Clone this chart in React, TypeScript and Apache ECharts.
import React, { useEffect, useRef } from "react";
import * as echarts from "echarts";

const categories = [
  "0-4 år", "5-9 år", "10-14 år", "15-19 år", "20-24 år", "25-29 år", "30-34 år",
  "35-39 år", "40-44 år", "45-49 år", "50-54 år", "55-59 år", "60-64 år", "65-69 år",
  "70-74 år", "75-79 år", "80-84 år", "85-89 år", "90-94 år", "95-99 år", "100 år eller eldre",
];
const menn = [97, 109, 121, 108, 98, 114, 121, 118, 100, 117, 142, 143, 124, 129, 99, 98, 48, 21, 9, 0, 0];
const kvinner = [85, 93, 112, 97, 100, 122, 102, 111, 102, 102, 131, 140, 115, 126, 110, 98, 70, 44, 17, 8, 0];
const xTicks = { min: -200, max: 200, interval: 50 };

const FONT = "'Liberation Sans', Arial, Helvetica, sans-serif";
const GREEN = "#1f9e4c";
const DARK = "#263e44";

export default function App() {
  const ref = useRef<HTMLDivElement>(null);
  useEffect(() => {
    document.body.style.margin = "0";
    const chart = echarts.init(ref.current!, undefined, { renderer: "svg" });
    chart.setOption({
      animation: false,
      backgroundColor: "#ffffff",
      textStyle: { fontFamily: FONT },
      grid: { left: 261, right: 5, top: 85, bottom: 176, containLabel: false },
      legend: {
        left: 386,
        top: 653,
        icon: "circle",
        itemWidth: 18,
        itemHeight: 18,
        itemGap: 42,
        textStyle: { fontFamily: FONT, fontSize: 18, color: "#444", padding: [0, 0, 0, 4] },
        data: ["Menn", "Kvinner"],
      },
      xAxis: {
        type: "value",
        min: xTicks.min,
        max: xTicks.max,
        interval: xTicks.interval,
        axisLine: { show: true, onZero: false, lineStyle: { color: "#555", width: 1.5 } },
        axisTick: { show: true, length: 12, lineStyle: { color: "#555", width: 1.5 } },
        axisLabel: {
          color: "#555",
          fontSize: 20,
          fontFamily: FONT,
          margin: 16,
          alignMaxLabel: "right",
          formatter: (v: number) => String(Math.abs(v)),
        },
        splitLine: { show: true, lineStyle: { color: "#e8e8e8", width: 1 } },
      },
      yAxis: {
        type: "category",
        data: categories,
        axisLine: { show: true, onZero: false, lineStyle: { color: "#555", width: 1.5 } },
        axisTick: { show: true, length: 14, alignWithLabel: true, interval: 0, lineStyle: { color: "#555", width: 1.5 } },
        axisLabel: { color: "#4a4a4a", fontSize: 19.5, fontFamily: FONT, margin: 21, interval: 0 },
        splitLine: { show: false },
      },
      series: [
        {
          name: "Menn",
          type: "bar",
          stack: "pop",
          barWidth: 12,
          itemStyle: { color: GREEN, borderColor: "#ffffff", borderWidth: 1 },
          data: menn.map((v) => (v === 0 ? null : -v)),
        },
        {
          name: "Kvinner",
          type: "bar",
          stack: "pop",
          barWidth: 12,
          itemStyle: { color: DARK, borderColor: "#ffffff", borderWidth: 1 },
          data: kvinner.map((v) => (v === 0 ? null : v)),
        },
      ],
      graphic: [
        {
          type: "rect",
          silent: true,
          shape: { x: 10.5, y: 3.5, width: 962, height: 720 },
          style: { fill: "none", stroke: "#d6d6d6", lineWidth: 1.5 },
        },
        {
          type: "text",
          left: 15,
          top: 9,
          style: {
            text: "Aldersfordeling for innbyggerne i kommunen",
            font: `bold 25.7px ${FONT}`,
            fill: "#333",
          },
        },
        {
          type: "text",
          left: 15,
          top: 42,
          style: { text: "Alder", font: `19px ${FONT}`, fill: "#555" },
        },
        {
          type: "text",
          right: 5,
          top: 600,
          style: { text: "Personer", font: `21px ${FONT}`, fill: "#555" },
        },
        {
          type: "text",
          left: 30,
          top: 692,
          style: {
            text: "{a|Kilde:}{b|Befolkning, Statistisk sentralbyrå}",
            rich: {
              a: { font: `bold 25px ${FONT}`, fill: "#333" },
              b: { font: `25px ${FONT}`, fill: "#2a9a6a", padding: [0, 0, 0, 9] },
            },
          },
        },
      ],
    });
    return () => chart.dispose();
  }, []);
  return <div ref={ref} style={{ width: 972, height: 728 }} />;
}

**********

EXERCISE PROMPT -
Make an exact copy of the listing, including every line.

ANSWER TO THIS PROBLEM -
Clone this chart in React, TypeScript and Apache ECharts.
import React, { useEffect, useRef } from "react";
import * as echarts from "echarts";

const categories = [
  "0-4 år", "5-9 år", "10-14 år", "15-19 år", "20-24 år", "25-29 år", "30-34 år",
  "35-39 år", "40-44 år", "45-49 år", "50-54 år", "55-59 år", "60-64 år", "65-69 år",
  "70-74 år", "75-79 år", "80-84 år", "85-89 år", "90-94 år", "95-99 år", "100 år eller eldre",
];
const menn = [97, 109, 121, 108, 98, 114, 121, 118, 100, 117, 142, 143, 124, 129, 99, 98, 48, 21, 9, 0, 0];
const kvinner = [85, 93, 112, 97, 100, 122, 102, 111, 102, 102, 131, 140, 115, 126, 110, 98, 70, 44, 17, 8, 0];
const xTicks = { min: -200, max: 200, interval: 50 };

const FONT = "'Liberation Sans', Arial, Helvetica, sans-serif";
const GREEN = "#1f9e4c";
const DARK = "#263e44";

export default function App() {
  const ref = useRef<HTMLDivElement>(null);
  useEffect(() => {
    document.body.style.margin = "0";
    const chart = echarts.init(ref.current!, undefined, { renderer: "svg" });
    chart.setOption({
      animation: false,
      backgroundColor: "#ffffff",
      textStyle: { fontFamily: FONT },
      grid: { left: 261, right: 5, top: 85, bottom: 176, containLabel: false },
      legend: {
        left: 386,
        top: 653,
        icon: "circle",
        itemWidth: 18,
        itemHeight: 18,
        itemGap: 42,
        textStyle: { fontFamily: FONT, fontSize: 18, color: "#444", padding: [0, 0, 0, 4] },
        data: ["Menn", "Kvinner"],
      },
      xAxis: {
        type: "value",
        min: xTicks.min,
        max: xTicks.max,
        interval: xTicks.interval,
        axisLine: { show: true, onZero: false, lineStyle: { color: "#555", width: 1.5 } },
        axisTick: { show: true, length: 12, lineStyle: { color: "#555", width: 1.5 } },
        axisLabel: {
          color: "#555",
          fontSize: 20,
          fontFamily: FONT,
          margin: 16,
          alignMaxLabel: "right",
          formatter: (v: number) => String(Math.abs(v)),
        },
        splitLine: { show: true, lineStyle: { color: "#e8e8e8", width: 1 } },
      },
      yAxis: {
        type: "category",
        data: categories,
        axisLine: { show: true, onZero: false, lineStyle: { color: "#555", width: 1.5 } },
        axisTick: { show: true, length: 14, alignWithLabel: true, interval: 0, lineStyle: { color: "#555", width: 1.5 } },
        axisLabel: { color: "#4a4a4a", fontSize: 19.5, fontFamily: FONT, margin: 21, interval: 0 },
        splitLine: { show: false },
      },
      series: [
        {
          name: "Menn",
          type: "bar",
          stack: "pop",
          barWidth: 12,
          itemStyle: { color: GREEN, borderColor: "#ffffff", borderWidth: 1 },
          data: menn.map((v) => (v === 0 ? null : -v)),
        },
        {
          name: "Kvinner",
          type: "bar",
          stack: "pop",
          barWidth: 12,
          itemStyle: { color: DARK, borderColor: "#ffffff", borderWidth: 1 },
          data: kvinner.map((v) => (v === 0 ? null : v)),
        },
      ],
      graphic: [
        {
          type: "rect",
          silent: true,
          shape: { x: 10.5, y: 3.5, width: 962, height: 720 },
          style: { fill: "none", stroke: "#d6d6d6", lineWidth: 1.5 },
        },
        {
          type: "text",
          left: 15,
          top: 9,
          style: {
            text: "Aldersfordeling for innbyggerne i kommunen",
            font: `bold 25.7px ${FONT}`,
            fill: "#333",
          },
        },
        {
          type: "text",
          left: 15,
          top: 42,
          style: { text: "Alder", font: `19px ${FONT}`, fill: "#555" },
        },
        {
          type: "text",
          right: 5,
          top: 600,
          style: { text: "Personer", font: `21px ${FONT}`, fill: "#555" },
        },
        {
          type: "text",
          left: 30,
          top: 692,
          style: {
            text: "{a|Kilde:}{b|Befolkning, Statistisk sentralbyrå}",
            rich: {
              a: { font: `bold 25px ${FONT}`, fill: "#333" },
              b: { font: `25px ${FONT}`, fill: "#2a9a6a", padding: [0, 0, 0, 9] },
            },
          },
        },
      ],
    });
    return () => chart.dispose();
  }, []);
  return <div ref={ref} style={{ width: 972, height: 728 }} />;
}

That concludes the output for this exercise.